Ideal Home review: a warm-hearted ode to same-sex parenting, with a killer cast

When Ideal Home ends, it’s with a rousing series of family snapshots, all featuring same-sex parents and their offspring. Adults beam, children grin and the sounds of 10cc’s The Things We Do For Love pairs perfectly with each real-life photo. Writer/director Andrew Fleming could’ve opened the movie with the same slideshow and it would’ve proven just as moving, in a Gayby Baby-style ode to parental bonds, just in a microcosm. But it’s perhaps a bigger compliment to note that this heartfelt comedy-drama would’ve worked without the overt tribute, with its sweet and sincere story striking a chord on its own.

First seen bickering in their jobs as a cooking show star and producer, respectively, Erasmus Brumble (Steve Coogan) and Paul Morgan (Paul Rudd) are neither prepared for nor expecting to become parents. When a colleague remarks about their constant fighting on set, Paul remarks, “we don’t get along this well at home.” When the same co-worker asks why they stay together, the response is equally as acerbic: “part of me wants to stick around just to watch him die.” Among Paul’s other witticisms directed towards his long-term partner: “he’s like the gay Butch Cassidy, except not butch.”

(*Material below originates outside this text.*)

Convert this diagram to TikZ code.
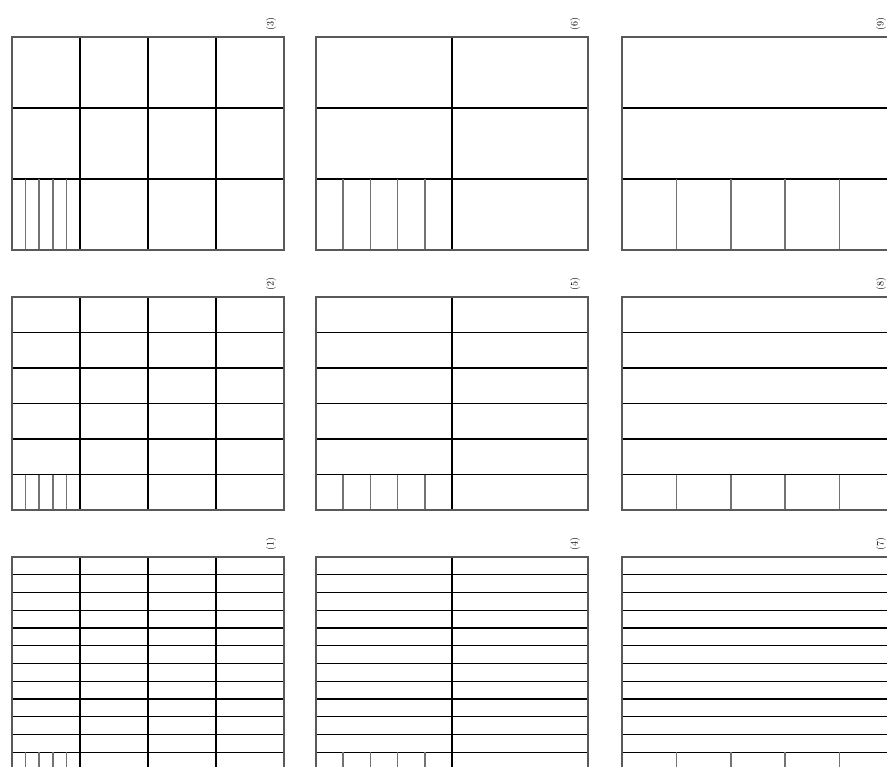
\documentclass[tikz,border=0pt]{standalone}
\usetikzlibrary{positioning}
\tikzset{
  frame/.style={draw=black!65, line width=1.9pt},
  gridline/.style={draw=black, line width=1.3pt},
  subline/.style={draw=black!55, line width=1.5pt},
  tag/.style={font=\normalsize, rotate=90, inner sep=1pt}
}
\begin{document}
\begin{tikzpicture}[x=1pt,y=-1pt]
\useasboundingbox (0,0) rectangle (887,767);
\clip (0,0) rectangle (887,767);
% panels: x, number of columns / y, number of rows
\foreach \ci/\x/\nc in {0/12/4,1/316/2,2/622/1}{
  \foreach \ri/\y/\nr in {0/37/3,1/297/6,2/557/12}{
    \pgfmathsetmacro{\cw}{272/\nc}
    \pgfmathsetmacro{\rh}{213/\nr}
    \pgfmathtruncatemacro{\nrm}{\nr-1}
    \pgfmathtruncatemacro{\num}{3*\ci+3-\ri}
    % rows
    \foreach \k in {1,...,\nrm}
      \draw[gridline] (\x,\y+\k*\rh) -- ++(272,0);
    % columns
    \foreach \k in {1,2,3}{
      \ifnum\k<\nc
        \draw[gridline] (\x+\k*\cw,\y) -- ++(0,213);
      \fi
    }
    % bottom left cell split in five
    \foreach \k in {1,...,4}
      \draw[subline] (\x+\k*\cw/5,\y+213-\rh) -- ++(0,\rh);
    \draw[frame] (\x,\y) rectangle ++(272,213);
    \node[tag] (lab-\ci-\ri) at (\x+259,\y-13) {(\num)};
  }
}
\end{tikzpicture}
\end{document}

The barbs, banter and snark keep coming — earnestly, not stereotypically so — but after a surprise interruption to Paul’s coke-fuelled birthday bash, the couple’s to-and-fro revolves around someone else. Suddenly there’s a third person in their sprawling household, in the form of Erasmus’ pre-teen grandson (Jack Gore). The son of a just-incarcerated son Erasmus fathered when he was “probably off my tits on Quaaludes”, in his own estimation, the boy shows up with a note scrawled in a hotel bible and a plastic shopping bag containing his modest belongings. He doesn’t want to talk or to be there, but he has nowhere else to go.

sincere characters, thoughtful details and an intimate approach that makes viewers feel like the fourth member of the movie’s growing family

Like an inverse version of What Maisie Knew, Coogan’s other parenthood-focused effort from the past decade, the hedonistic squabblers learn to embrace their new roles as pseudo-fathers. Or, in a light-hearted reversal of Philomena — the tear-jerking, based-on-a-true-tale drama that Coogan nabbed an Oscar nomination for co-writing — two adults find the family they didn’t know they were looking for.

There’s little in the way of surprises in Ideal Home, which serves up its tender narrative with a C+C Music Factory-soundtracked montage, glowing shots of the feature’s Santa Fe setting and a jaunty pace. However Fleming fleshes out his recognisable story with sincere characters, thoughtful details and an intimate approach that makes viewers feel like the fourth member of the movie’s growing family.

It’s a tactic the veteran knows well, with unconventional bonds a recurrent fascination across the filmmaker’s three-decade career. And while Ideal Home somewhat recalls a selection of Coogan’s recent roles, it also resembles the sum of much of Fleming’s output to date. In Threesome, he found unexpected depths and connections in a seemingly straightforward situation. In political parody Dick, humour resounded in a comic scenario that snappily challenged the status quo. The In-Laws’ blend of family clashes and espionage shenanigans was far less effective, but still probed the intricacies of complicated relationships. And, in the biggest hit on his resume — ‘90s goth favourite The Craft — he let his teen witches find their place outside the mainstream, grappling with both the joys and painful life lessons that followed.

Back in 2008, Fleming also wrote and directed the improbably amusing Hamlet 2, about an alcoholic actor turned high-school drama teacher intent on staging a sequel to one of Shakespeare’s greatest works. It was his first collaboration with Coogan, as well as a vehicle for the British actor’s expressive comedy and meticulous character work — and though Ideal Home initially seems to feature another broad turn by the star, the film finds nuance and insight that wasn’t ever in Hamlet 2’s remit.

Watching Erasmus dub Taco Bell’s menu “Mexican jazz” and demand to see the wine list is an over-the-top delight, but watching him discover that he’d like something substantial beneath his flamboyant surface is a much more delicate and touching task. In what becomes a fine-tuned three-hander, a particularly sharp, zinger-spouting Rudd and the quietly internalised work of young Gore also impress. Their characters might form an Ideal Home in this warm-hearted effort, but the actors also prove an ideal cast.